Do you intend to introduce legislation on essential services? Or are you waiting for the unions to give you a sign?
That last comment, that if this bill is adopted we'll end up paralyzing the economy, I think is a very irresponsible statement to make. I don't think there's any evidence that will happen if this bill is adopted. We do have anti-strike-breaker legislation in British Columbia. I've not seen any evidence that legislation has been harmful in any way. In fact, it's been the contrary. It's helped create an environment of stability, understanding, and labour peace. The only difficulty we've had is in the case of disputes under federal jurisdiction. Because we haven't had this kind of legislation, we have had difficulties. I just want to make that comment.
We should also remember that the bill we voted on was in principle, so we are talking about the principles of this bill. We're now at committee to look at the bill in detail and to consider what changes or amendments need to be made. So I would like to ask you that. It seems to me that as minister you have a responsibility to look at this bill and to consider what improvements, from your point of view, can be made.
The fact is that now, under the Canada Labour Code, under section 87.4, there is a provision whereby either an employer or a union can go to the CIRB if they haven't come to an agreement on what is considered to be an essential service. So there is a provision now that does exist. I'd be interested to know whether you consider that to be adequate or whether you think there need to be additional provisions.
I think it would be much more constructive if, as the minister, you would provide some helpful information to this committee as to what you'd like to see, in terms of this bill, to improve it, from your perspective. We may or may not agree with you, but at least we'll have the benefit of what your constructive analysis is, rather than making outlandish statements that this bill will paralyze the economy. I find it astounding to say that.
Mr. Minister, my understanding is that a small union such as baggage handlers at an airport could probably shut down the airport. I'm going to have to assume not all those units would be considered essential, according to the statements of the other members.

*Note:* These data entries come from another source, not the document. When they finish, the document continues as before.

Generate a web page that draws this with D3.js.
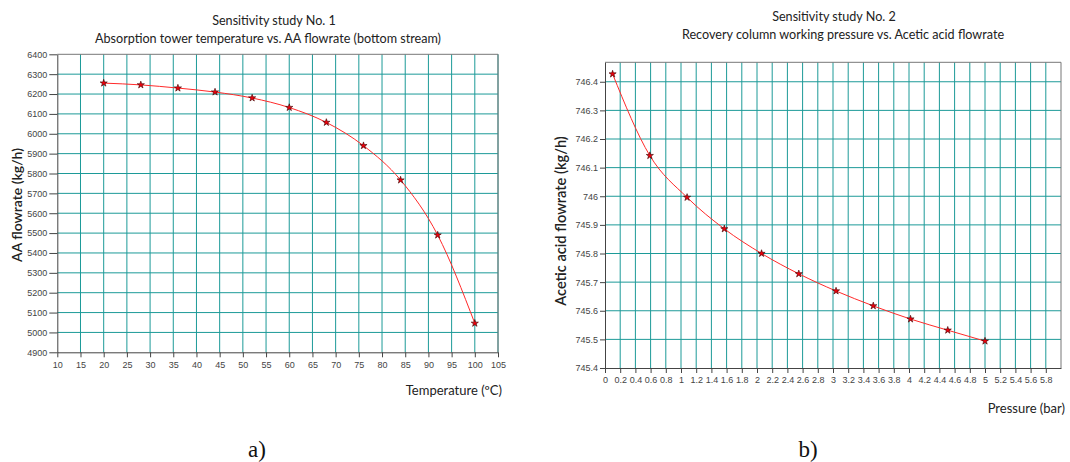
<!DOCTYPE html>
<html>
<head>
<meta charset="utf-8">
<script src="https://cdn.jsdelivr.net/npm/d3@7"></script>
<style>
	body { margin: 0; background: #fff; }
	svg { display: block; }
	.tick text { font-family: "Liberation Sans", Arial, sans-serif; font-size: 9px; fill: #444; }
	.title, .axis-title { font-family: Lato, "Open Sans", sans-serif; fill: #222; }
	.panel { font-family: "Liberation Serif", "Times New Roman", serif; font-size: 23px; fill: #111; }
</style>
</head>
<body>
<div id="root"></div>
<script>
// sensitivity study 1
const tempC = [20, 28, 36, 44, 52, 60, 68, 76, 84, 92, 100]
const aaFlow = [6255, 6246, 6230, 6210, 6180, 6132, 6057, 5940, 5767, 5490, 5046]
const tempTicks = [10, 15, 20, 25, 30, 35, 40, 45, 50, 55, 60, 65, 70, 75, 80, 85, 90, 95, 100, 105]
const aaTicks = [4900, 5000, 5100, 5200, 5300, 5400, 5500, 5600, 5700, 5800, 5900, 6000, 6100, 6200, 6300, 6400]

// sensitivity study 2
const pressureBar = [0.1, 0.59, 1.08, 1.57, 2.06, 2.55, 3.04, 3.53, 4.02, 4.51, 5.0]
const aceticFlow = [746.427, 746.142, 745.996, 745.886, 745.800, 745.729, 745.669, 745.617, 745.571, 745.532, 745.494]
const pressureTicks = [0, 0.2, 0.4, 0.6, 0.8, 1, 1.2, 1.4, 1.6, 1.8, 2, 2.2, 2.4, 2.6, 2.8, 3, 3.2, 3.4, 3.6, 3.8, 4, 4.2, 4.4, 4.6, 4.8, 5, 5.2, 5.4, 5.6, 5.8]
const aceticTicks = [745.4, 745.5, 745.6, 745.7, 745.8, 745.9, 746, 746.1, 746.2, 746.3, 746.4]

const svg = d3.select('#root').append('svg')
	.attr('width', 1070)
	.attr('height', 462)

const GRID = '#1c9a98'

function drawChart (cfg) {
	const x = d3.scaleLinear().domain(cfg.xDomain).range([cfg.left, cfg.right])
	const y = d3.scaleLinear().domain(cfg.yDomain).range([cfg.bottom, cfg.top])

	const g = svg.append('g')

	// grid
	g.selectAll('.vgrid')
		.data(cfg.xTicks.filter(d => d > cfg.xDomain[0]))
		.enter().append('line')
		.attr('x1', d => x(d)).attr('x2', d => x(d))
		.attr('y1', cfg.top).attr('y2', cfg.bottom)
		.attr('stroke', GRID).attr('stroke-width', 1)

	g.selectAll('.hgrid')
		.data(cfg.yTicks.filter(d => d > cfg.yDomain[0] && y(d) > cfg.top + 1))
		.enter().append('line')
		.attr('x1', cfg.left).attr('x2', cfg.right)
		.attr('y1', d => y(d)).attr('y2', d => y(d))
		.attr('stroke', GRID).attr('stroke-width', 1)

	// frame top / right
	g.append('path')
		.attr('d', `M${cfg.left},${cfg.top}H${cfg.right}V${cfg.bottom}`)
		.attr('fill', 'none')
		.attr('stroke', '#777')

	// axes
	g.append('g')
		.attr('transform', `translate(0,${cfg.bottom})`)
		.call(d3.axisBottom(x).tickValues(cfg.xTicks).tickSize(5).tickSizeOuter(0).tickPadding(4).tickFormat(d => String(d)))
		.call(a => a.selectAll('line, path').attr('stroke', '#444'))

	g.append('g')
		.attr('transform', `translate(${cfg.left},0)`)
		.call(d3.axisLeft(y).tickValues(cfg.yTicks).tickSize(cfg.yTickLen).tickSizeOuter(0).tickPadding(2).tickFormat(d => String(d)))
		.call(a => a.selectAll('line, path').attr('stroke', '#444'))

	// curve
	const pts = cfg.xs.map((d, i) => [d, cfg.ys[i]])
	g.append('path')
		.datum(pts)
		.attr('fill', 'none')
		.attr('stroke', '#ff2a2a')
		.attr('stroke-width', 1)
		.attr('d', d3.line().x(d => x(d[0])).y(d => y(d[1])).curve(d3.curveMonotoneX))

	g.selectAll('.star')
		.data(pts)
		.enter().append('path')
		.attr('transform', d => `translate(${x(d[0])},${y(d[1])})`)
		.attr('d', d3.symbol(d3.symbolStar, 16))
		.attr('fill', '#f0000c')
		.attr('stroke', '#3a0000')
		.attr('stroke-width', 0.6)

	// titles
	cfg.titles.forEach(t => {
		g.append('text')
			.attr('class', 'title')
			.attr('x', t.x).attr('y', t.y)
			.attr('text-anchor', 'middle')
			.attr('font-size', 12.6)
			.text(t.text)
	})

	g.append('text')
		.attr('class', 'axis-title')
		.attr('x', cfg.right + 4).attr('y', cfg.xTitleY)
		.attr('text-anchor', 'end')
		.attr('font-size', 13)
		.text(cfg.xTitle)

	g.append('text')
		.attr('class', 'axis-title')
		.attr('transform', `translate(${cfg.yTitleX},${cfg.yTitleY}) rotate(-90)`)
		.attr('text-anchor', 'middle')
		.attr('font-size', cfg.yTitleSize)
		.attr('font-weight', 600)
		.text(cfg.yTitle)

	g.append('text')
		.attr('class', 'panel')
		.attr('x', cfg.panelX).attr('y', 457)
		.attr('text-anchor', 'middle')
		.text(cfg.panel)
}

drawChart({
	xs: tempC, ys: aaFlow,
	xTicks: tempTicks, yTicks: aaTicks,
	xDomain: [10, 105], yDomain: [4900, 6400],
	left: 57.3, right: 498, top: 54.3, bottom: 352.3,
	yTickLen: 8,
	titles: [
		{ text: 'Sensitivity study No. 1', x: 274, y: 25 },
		{ text: 'Absorption tower temperature vs. AA flowrate (bottom stream)', x: 268, y: 43 }
	],
	xTitle: 'Temperature (ºC)', xTitleY: 395,
	yTitle: 'AA flowrate (kg/h)', yTitleX: 22, yTitleY: 205, yTitleSize: 14,
	panel: 'a)', panelX: 257
})

drawChart({
	xs: pressureBar, ys: aceticFlow,
	xTicks: pressureTicks, yTicks: aceticTicks,
	xDomain: [0, 6], yDomain: [745.4, 746.468],
	left: 605, right: 1061, top: 62.3, bottom: 368,
	yTickLen: 5,
	titles: [
		{ text: 'Sensitivity study No. 2', x: 834, y: 21 },
		{ text: 'Recovery column working pressure vs. Acetic acid flowrate', x: 843, y: 39 }
	],
	xTitle: 'Pressure (bar)', xTitleY: 413,
	yTitle: 'Acetic acid flowrate (kg/h)', yTitleX: 566, yTitleY: 221, yTitleSize: 14.6,
	panel: 'b)', panelX: 808
})
</script>
</body>
</html>
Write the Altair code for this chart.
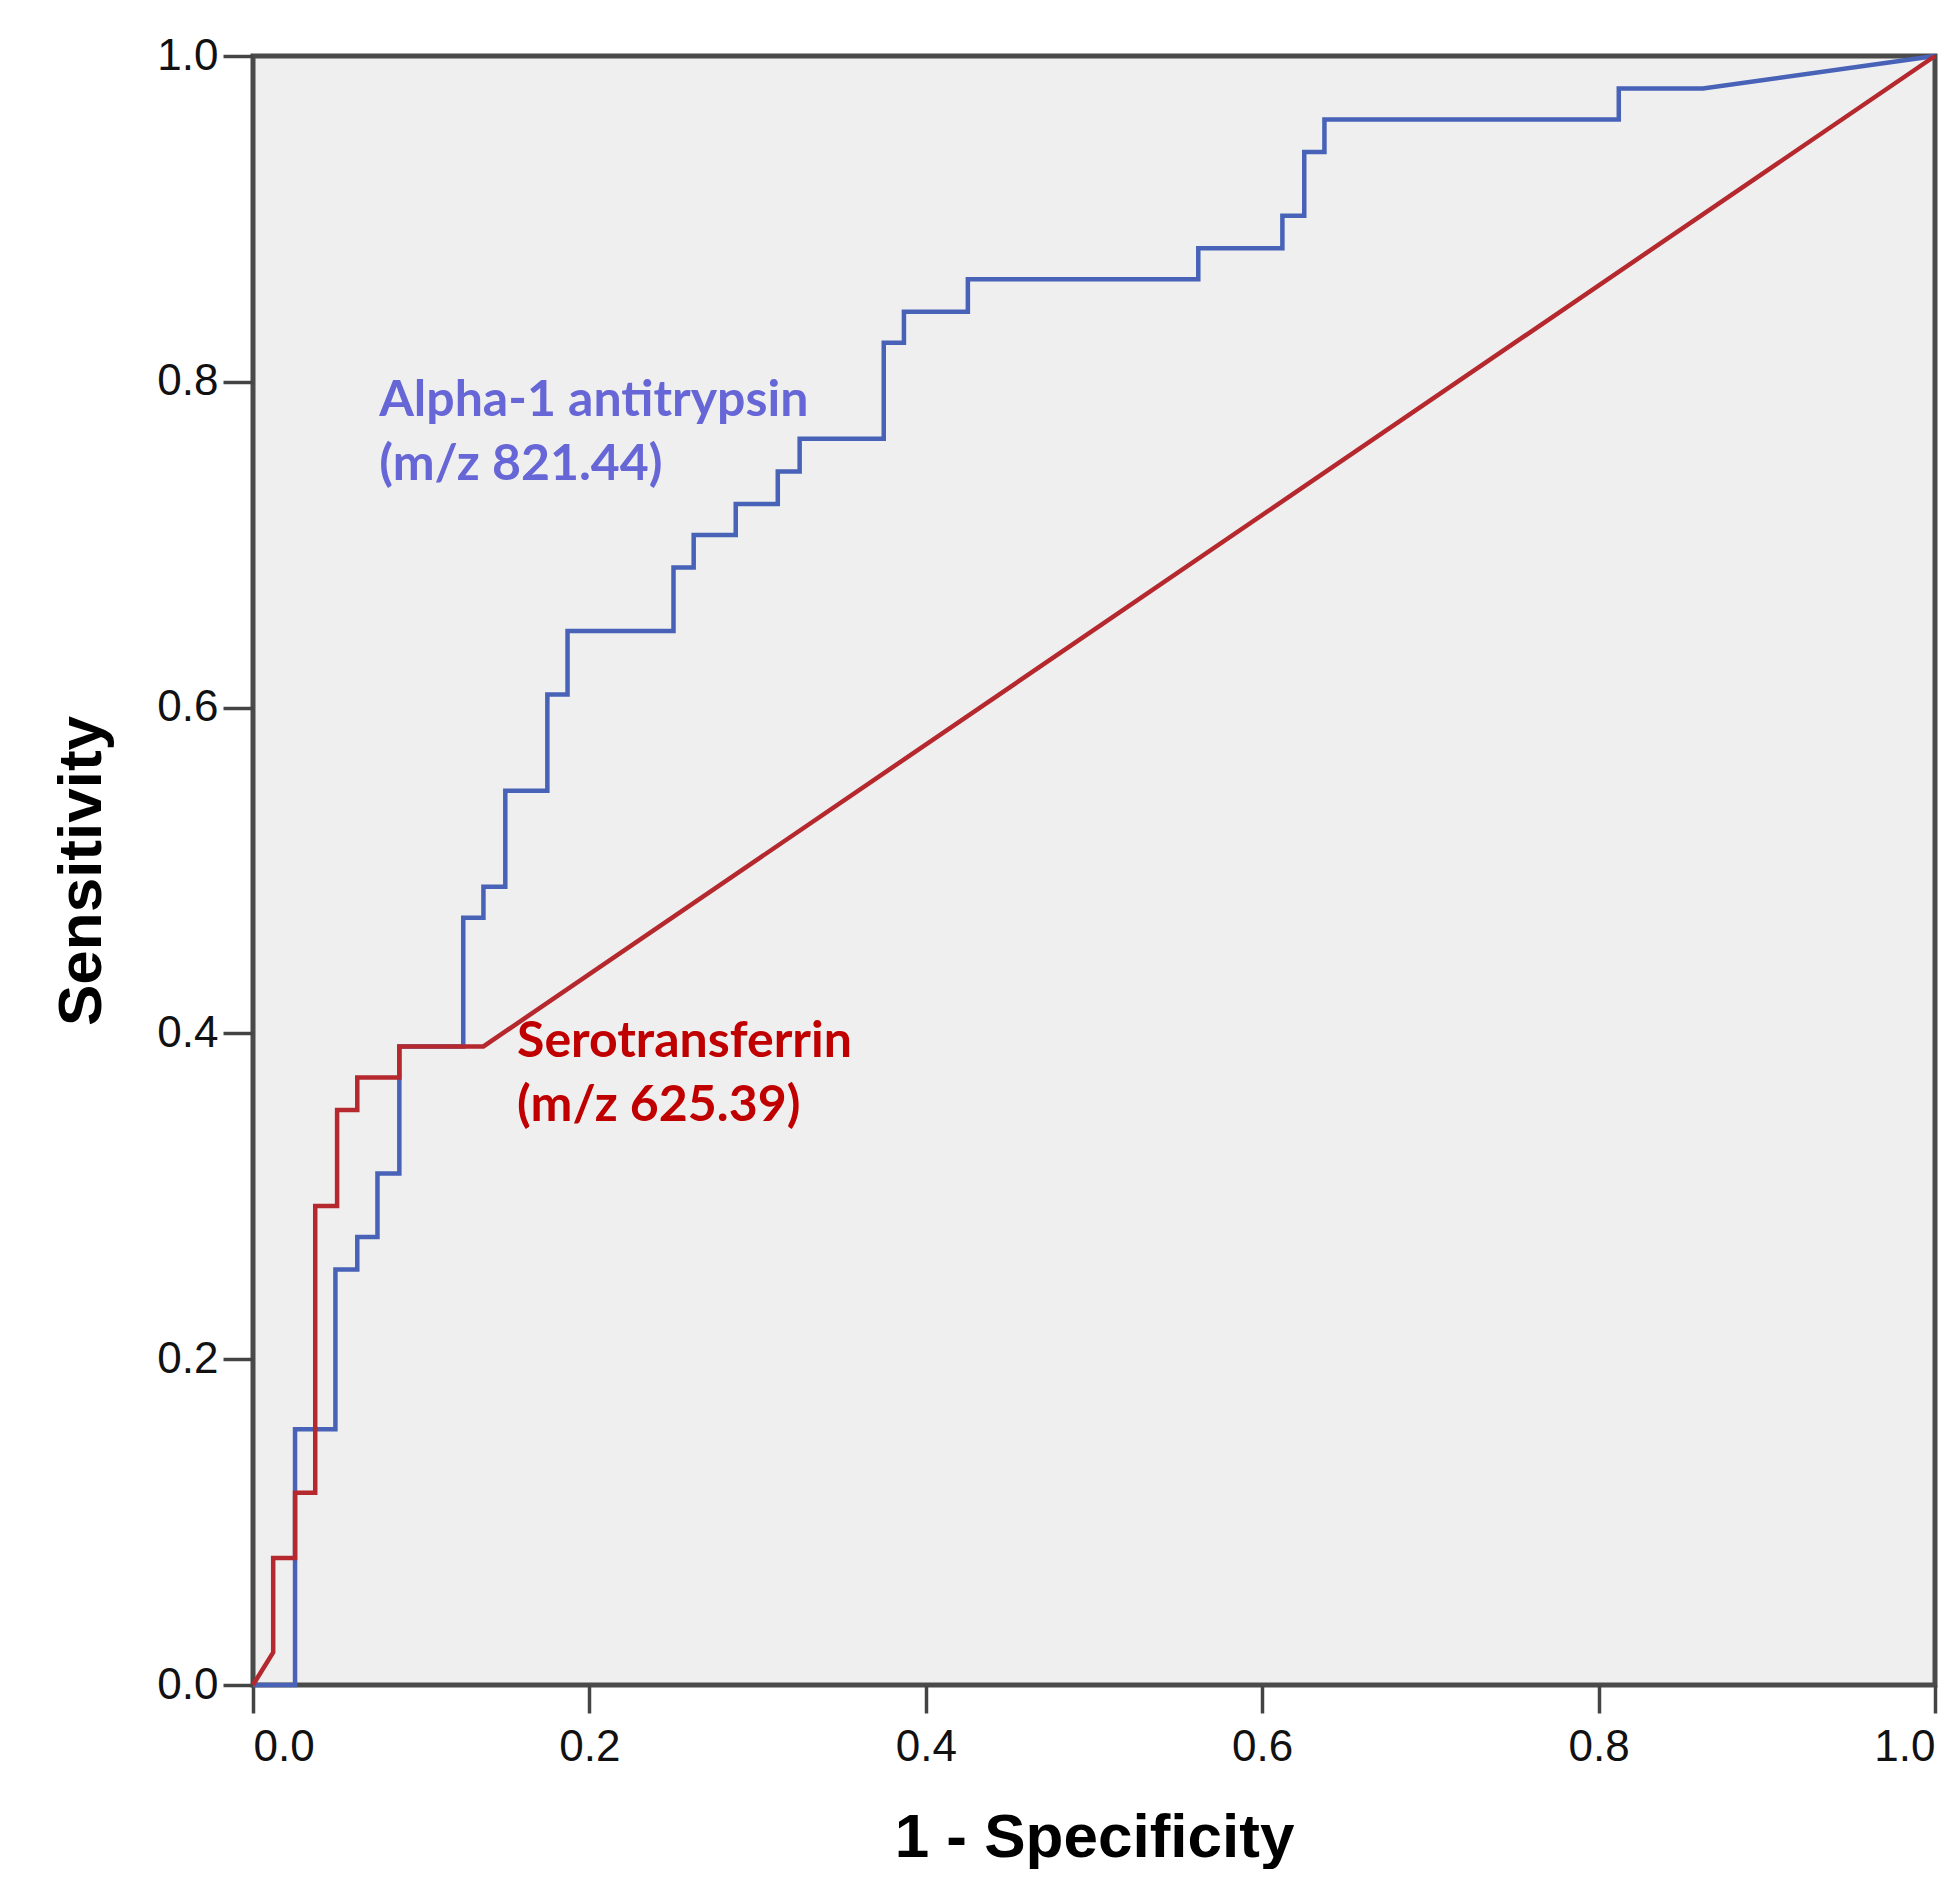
import altair as alt
import pandas as pd

# Alpha-1 antitrypsin (m/z 821.44) ROC curve vertices
a1at_fpr = [0.0, 0.025, 0.025, 0.049, 0.049, 0.062, 0.062, 0.074, 0.074, 0.087, 0.087,
            0.125, 0.125, 0.137, 0.137, 0.150, 0.150, 0.175, 0.175, 0.187, 0.187,
            0.250, 0.250, 0.262, 0.262, 0.287, 0.287, 0.312, 0.312, 0.325, 0.325,
            0.375, 0.375, 0.387, 0.387, 0.425, 0.425, 0.562, 0.562, 0.612, 0.612,
            0.625, 0.625, 0.637, 0.637, 0.812, 0.812, 0.862, 1.0]
a1at_tpr = [0.0, 0.0, 0.157, 0.157, 0.255, 0.255, 0.275, 0.275, 0.314, 0.314, 0.392,
            0.392, 0.471, 0.471, 0.490, 0.490, 0.549, 0.549, 0.608, 0.608, 0.647,
            0.647, 0.686, 0.686, 0.706, 0.706, 0.725, 0.725, 0.745, 0.745, 0.765,
            0.765, 0.824, 0.824, 0.843, 0.843, 0.863, 0.863, 0.882, 0.882, 0.902,
            0.902, 0.941, 0.941, 0.961, 0.961, 0.980, 0.980, 1.0]

# Serotransferrin (m/z 625.39) ROC curve vertices
strf_fpr = [0.0, 0.012, 0.012, 0.025, 0.025, 0.037, 0.037, 0.050, 0.050, 0.062, 0.062,
            0.087, 0.087, 0.137, 1.0]
strf_tpr = [0.0, 0.020, 0.078, 0.078, 0.118, 0.118, 0.294, 0.294, 0.353, 0.353, 0.373,
            0.373, 0.392, 0.392, 1.0]

label_text = [["Alpha-1 antitrypsin", "(m/z 821.44)"], ["Serotransferrin", "(m/z 625.39)"]]
label_x = [0.075, 0.157]
label_y = [0.788, 0.395]
label_color = ["#6666D6", "#C00000"]

x_ticks = [0.0, 0.2, 0.4, 0.6, 0.8, 1.0]
y_ticks = [0.0, 0.2, 0.4, 0.6, 0.8, 1.0]

rows = []
for i, (fx, ty) in enumerate(zip(a1at_fpr, a1at_tpr)):
    rows.append({"series": "Alpha-1 antitrypsin", "order": i, "fpr": fx, "tpr": ty})
for i, (fx, ty) in enumerate(zip(strf_fpr, strf_tpr)):
    rows.append({"series": "Serotransferrin", "order": i, "fpr": fx, "tpr": ty})
df = pd.DataFrame(rows)

lab = pd.DataFrame({"text": label_text, "x": label_x, "y": label_y, "color": label_color})

xs = alt.Scale(domain=[0, 1], nice=False, zero=False)
ys = alt.Scale(domain=[0, 1], nice=False, zero=False)

tick_font = "Liberation Sans, Arial, sans-serif"

x_axis = alt.Axis(values=x_ticks, format=".1f", grid=False, domain=False,
                  tickSize=28, tickWidth=3.5, tickColor="#444444",
                  labelFont=tick_font, labelFontSize=44, labelColor="#111111",
                  labelPadding=12, title="1 - Specificity", titleFont=tick_font,
                  titleFontSize=62, titleFontWeight="bold", titleColor="#000000",
                  titlePadding=38)
y_axis = alt.Axis(values=y_ticks, format=".1f", grid=False, domain=False,
                  tickSize=30, tickWidth=3.5, tickColor="#444444",
                  labelFont=tick_font, labelFontSize=44, labelColor="#111111",
                  labelPadding=5, title="Sensitivity", titleFont=tick_font,
                  titleFontSize=62, titleFontWeight="bold", titleColor="#000000",
                  titlePadding=43)

lines = alt.Chart(df).mark_line(strokeWidth=4.5, interpolate="linear").encode(
    x=alt.X("fpr:Q", scale=xs, axis=x_axis),
    y=alt.Y("tpr:Q", scale=ys, axis=y_axis),
    color=alt.Color("series:N", scale=alt.Scale(domain=["Alpha-1 antitrypsin", "Serotransferrin"],
                                                 range=["#4862B8", "#B5282E"]), legend=None),
    order="order:Q",
    detail="series:N",
)

labels = alt.Chart(lab).mark_text(align="left", baseline="middle", font="Lato, Open Sans, sans-serif",
                                  fontWeight="bold", fontSize=50, lineHeight=64).encode(
    x=alt.X("x:Q", scale=xs),
    y=alt.Y("y:Q", scale=ys),
    text="text",
    color=alt.Color("color:N", scale=None),
)

chart = (lines + labels).properties(
    width=1682, height=1629,
    autosize=alt.AutoSizeParams(type="none"),
    padding={"left": 245, "top": 48, "right": 5, "bottom": 184},
    background="#FFFFFF",
).configure_view(
    fill="#EFEFEF", stroke="#4A4A4A", strokeWidth=5,
)

chart.save("out.html", embed_options={"renderer": "svg", "actions": False})
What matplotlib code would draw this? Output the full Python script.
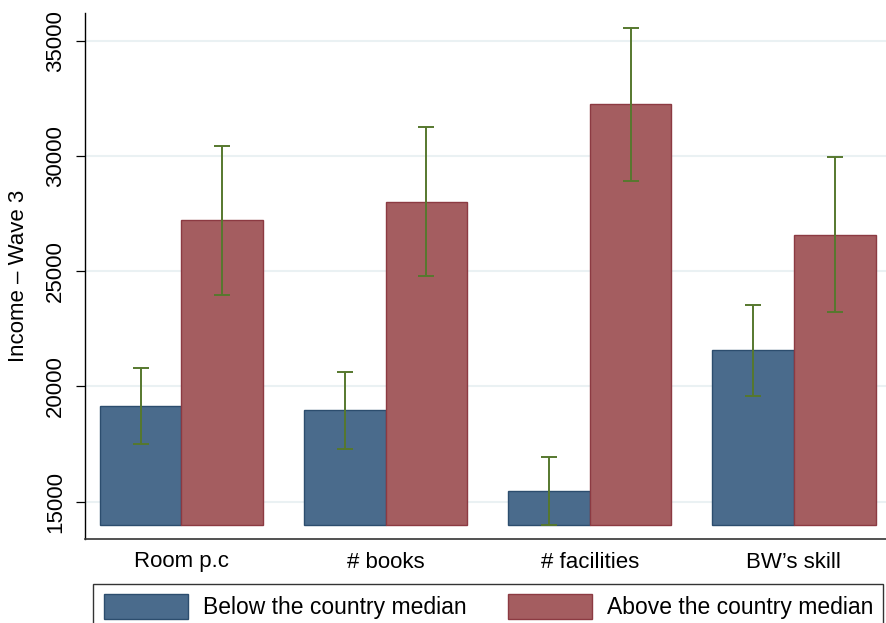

In that case, it raises some interesting scenarios. With regard to our airports, if you shut down Halifax and Montreal, for example, that would meanthat for things we may ship out of those places, like seafood, lobster, it would be better for people to be dealing with places like Boston or New York. Companies like FedEx or Emery or DHL wouldn't see those places as worthwhile to use as hubs. Instead, they'd be far more accommodated using Boston or New York.
As well, when it comes to certain goods, like textiles, for example, it makes sense that more jobs would go to China, as opposed to manufacturing textiles here, if the supply were interrupted or caused problems. Agricultural products could be obtained in other places as well. And even for some specialized industries, like Bombardier, frankly their machinery and tools and that type of thing would be easier to obtain through other places.
Even some industries, hydroelectricity for example, if it were affected by this and if Canada--and more particularly Quebec--became an unreliable supplier of hydroelectricity to the northeastern United States, they would be forced to find alternate sources and it would probably affect the pricing and what not.
I'm wondering if you could comment on some of those things.
:
Mr. Anders, I think that we are all able to imagine the impact of a strike in any sector of economic activity and more specifically when it is on a national scale, as is the case for the sensitive sectors that we are covering, which are under federal jurisdiction. One million four hundred thousand workers are under our jurisdiction, 600,000 of them are in the public sector and 800,000 in the private sector.
This is why, when parliamentarians studied the legislation in 1999, they decided, following the recommendations in the Sims report, to introduce a new concept that would allow the use of replacement workers—this should not be done with the intention of undermining the union's representational capacity—and granted the Canadian Industrial Hansard Relations Board the right to intervene immediately if such a thing occurred. I think that this was the ideal model for balancing labour-management relations.
People want to break this balance, but essential services are not provided for. Now establishing essential services is very complicated. Public health and security have always been considered as essential services. Our own health and our own lives must not be endangered.
But we will have to make a decision whereby essential services also include the Canadian economy. I do not think that in this room, in three or four days, we can imagine and envisage all the changes that we need to bring to the legislation in order to cover everything. This is a monumental task that we will have to undertake. This is why I think that the current bill must be withdrawn. The balance has been maintained since the legislation was adopted in 1999.
Let me remind you, sir, that in 1995, when Ontario decided to change the legislation back to what it had been, there was a good reason for it. Ontario had anti-strike breaker legislation. It changed its mind and withdrew it. In 2004, McGuinty's Liberal government reviewed the legislation and decided not to restore the anti-strike breaker law.
Moreover, we noticed that wherever there is anti-strike breaker legislation, disputes are more lengthy than in places where there is none. We must also remember that there have been long-drawn-out disputes in other places. Members should not think that anti-strike breaker legislation will put an end to long disputes. There are concrete examples, and I will take the opportunity to come back to them shortly. You will see that certain disputes can last a long time even if there is anti-strike breaker legislation. There is nothing that proves that these things change in the absence of anti-strike breaker legislation. There is no obvious proof. We cannot change legislation based on hypothetical evidence.